▶ _Data shown_

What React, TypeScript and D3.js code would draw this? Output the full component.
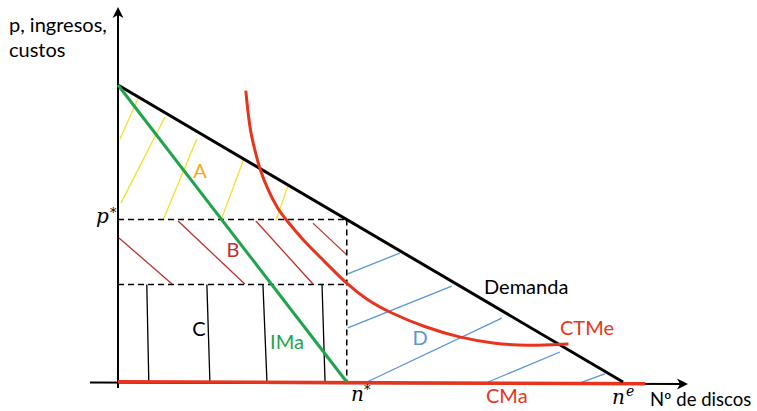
import React from 'react';
import * as d3 from 'd3';

const W = 757, H = 411;

// data space: quantity 0..100 (n^e = 100), price 0..100 (demand intercept = 100)
const demandLine: [number, number][] = [[0, 100], [100, 0]];
const imaLine: [number, number][] = [[0, 100], [45.3, 0]];
const cmaLine: [number, number][] = [[0, 0.1], [104.4, -0.6]];
const ctmeQ = [25.3, 26.1, 27.1, 28.1, 29.7, 31.5, 33.3, 36.6, 40.6, 45.3, 49.3, 53.9, 60.5, 67.7, 74.3, 80.9, 89.2];
const ctmeP = [98.1, 84.9, 78.1, 71.4, 64.7, 58.6, 54.6, 47.8, 41.1, 33.0, 27.6, 23.3, 18.6, 14.9, 13.0, 12.1, 12.8];
const nStar = 45.3;
const pStar = 54.7;
const ctmeAtNStar = 32.8;

// hatch segments [q1, p1, q2, p2]
const hatchA = [
  [0.4, 81.8, 4.0, 95.6],
  [0.6, 60.3, 9.3, 89.2],
  [8.9, 54.5, 15.6, 81.8],
  [20.4, 54.5, 25.0, 75.4],
  [31.3, 54.5, 33.7, 66.3],
];
const hatchB = [
  [0.2, 48.5, 10.7, 33.0],
  [11.9, 54.2, 25.1, 33.0],
  [27.3, 54.2, 38.6, 33.0],
  [38.6, 53.5, 45.3, 42.8],
];
const hatchC = [
  [5.7, 32.8, 6.1, 0],
  [17.6, 32.8, 18.2, 0],
  [28.7, 32.8, 29.5, 0],
  [40.4, 32.8, 41.0, 0],
];
const hatchD = [
  [45.5, 36.4, 55.8, 43.4],
  [45.5, 18.2, 66.1, 32.3],
  [49.3, 0, 76.0, 21.5],
  [73.3, 0, 87.5, 10.1],
  [91.5, -0.3, 96.4, 2.7],
];

const x = d3.scaleLinear().domain([0, 100]).range([118, 623]);
const y = d3.scaleLinear().domain([0, 100]).range([382, 85]);

const line = d3.line<[number, number]>().x(d => x(d[0])).y(d => y(d[1]));
const curve = d3.line<[number, number]>().x(d => x(d[0])).y(d => y(d[1])).curve(d3.curveBasis);

const FONT = 'Lato, "Open Sans", sans-serif';
const MATH = '"DejaVu Serif", "Liberation Serif", serif';

const YELLOW = '#F2E02E';
const DARKRED = '#C0302A';
const BLUE = '#5B95D6';
const GREEN = '#1FA34C';
const RED = '#E8341C';

function Hatch({ segs, color, w }: { segs: number[][]; color: string; w: number }) {
  return (
    <g stroke={color} strokeWidth={w} fill="none">
      {segs.map((s, i) => (
        <line key={i} x1={x(s[0])} y1={y(s[1])} x2={x(s[2])} y2={y(s[3])} />
      ))}
    </g>
  );
}

export default function App() {
  const ctme = ctmeQ.map((q, i) => [q, ctmeP[i]] as [number, number]);
  const xAxisY = y(0) + 1;
  return (
    <svg width={W} height={H} style={{ position: 'absolute', left: 0, top: 0 }}>
      <rect width={W} height={H} fill="#fff" />
      {/* hatches */}
      <Hatch segs={hatchA} color={YELLOW} w={1.3} />
      <Hatch segs={hatchB} color={DARKRED} w={1.3} />
      <Hatch segs={hatchC} color="#000" w={1.3} />
      <Hatch segs={hatchD} color={BLUE} w={1.3} />

      {/* dashed guides */}
      <g stroke="#000" strokeWidth={1.5} strokeDasharray="6,4" fill="none">
        <line x1={x(0)} y1={y(pStar)} x2={x(nStar)} y2={y(pStar)} />
        <line x1={x(0)} y1={y(ctmeAtNStar)} x2={x(nStar)} y2={y(ctmeAtNStar)} />
        <line x1={x(nStar)} y1={y(pStar)} x2={x(nStar)} y2={y(0)} />
      </g>

      {/* axes */}
      <g stroke="#000" strokeWidth={2} fill="none">
        <line x1={x(0)} y1={388} x2={x(0)} y2={12} />
        <line x1={90} y1={xAxisY - 0.5} x2={683} y2={xAxisY + 1} />
      </g>
      <path d={`M ${x(0)} 7 L ${x(0) + 5.5} 18 L ${x(0)} 15 L ${x(0) - 5.5} 18 Z`} fill="#000" />
      <path d={`M 688 ${xAxisY + 1} L 677 ${xAxisY - 4.5} L 680 ${xAxisY + 1} L 677 ${xAxisY + 6.5} Z`} fill="#000" />

      {/* curves */}
      <path d={line(cmaLine) || ''} stroke={RED} strokeWidth={3.5} fill="none" />
      <path d={line(demandLine) || ''} stroke="#000" strokeWidth={3} fill="none" />
      <path d={line(imaLine) || ''} stroke={GREEN} strokeWidth={3} fill="none" />
      <path d={curve(ctme) || ''} stroke={RED} strokeWidth={3} fill="none" />

      {/* labels */}
      <g fontFamily={FONT} fontSize={20}>
        <text x={9} y={32} fill="#000">p, ingresos,</text>
        <text x={9} y={57} fill="#000">custos</text>
        <text x={200} y={178} fill="#F4A81D" textAnchor="middle">A</text>
        <text x={233} y={257} fill={DARKRED} textAnchor="middle">B</text>
        <text x={199} y={336} fill="#000" textAnchor="middle">C</text>
        <text x={287} y={349} fill={GREEN} textAnchor="middle">IMa</text>
        <text x={420} y={345} fill={BLUE} textAnchor="middle">D</text>
        <text x={484} y={294} fill="#000">Demanda</text>
        <text x={560} y={335} fill={RED}>CTMe</text>
        <text x={486} y={403} fill={RED}>CMa</text>
        <text x={650} y={406} fill="#000" fontSize={18.5}>Nº de discos</text>
      </g>
      <g fontFamily={MATH} fontStyle="italic" fill="#000">
        <text x={96} y={223} fontSize={20}>p</text>
        <text x={110} y={217} fontSize={13}>*</text>
        <text x={351} y={401} fontSize={20}>n</text>
        <text x={364} y={394} fontSize={13}>*</text>
        <text x={612} y={404} fontSize={20}>n</text>
        <text x={626} y={396} fontSize={14}>e</text>
      </g>
    </svg>
  );
}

▶ _Short exercise_
Restate each line from the start of the listing through the line bearing "const ctmeAtNStar = 32.8;" word for word. Drop the pictures.

▶ _Response_
What React, TypeScript and D3.js code would draw this? Output the full component.
import React from 'react';
import * as d3 from 'd3';

const W = 757, H = 411;

// data space: quantity 0..100 (n^e = 100), price 0..100 (demand intercept = 100)
const demandLine: [number, number][] = [[0, 100], [100, 0]];
const imaLine: [number, number][] = [[0, 100], [45.3, 0]];
const cmaLine: [number, number][] = [[0, 0.1], [104.4, -0.6]];
const ctmeQ = [25.3, 26.1, 27.1, 28.1, 29.7, 31.5, 33.3, 36.6, 40.6, 45.3, 49.3, 53.9, 60.5, 67.7, 74.3, 80.9, 89.2];
const ctmeP = [98.1, 84.9, 78.1, 71.4, 64.7, 58.6, 54.6, 47.8, 41.1, 33.0, 27.6, 23.3, 18.6, 14.9, 13.0, 12.1, 12.8];
const nStar = 45.3;
const pStar = 54.7;
const ctmeAtNStar = 32.8;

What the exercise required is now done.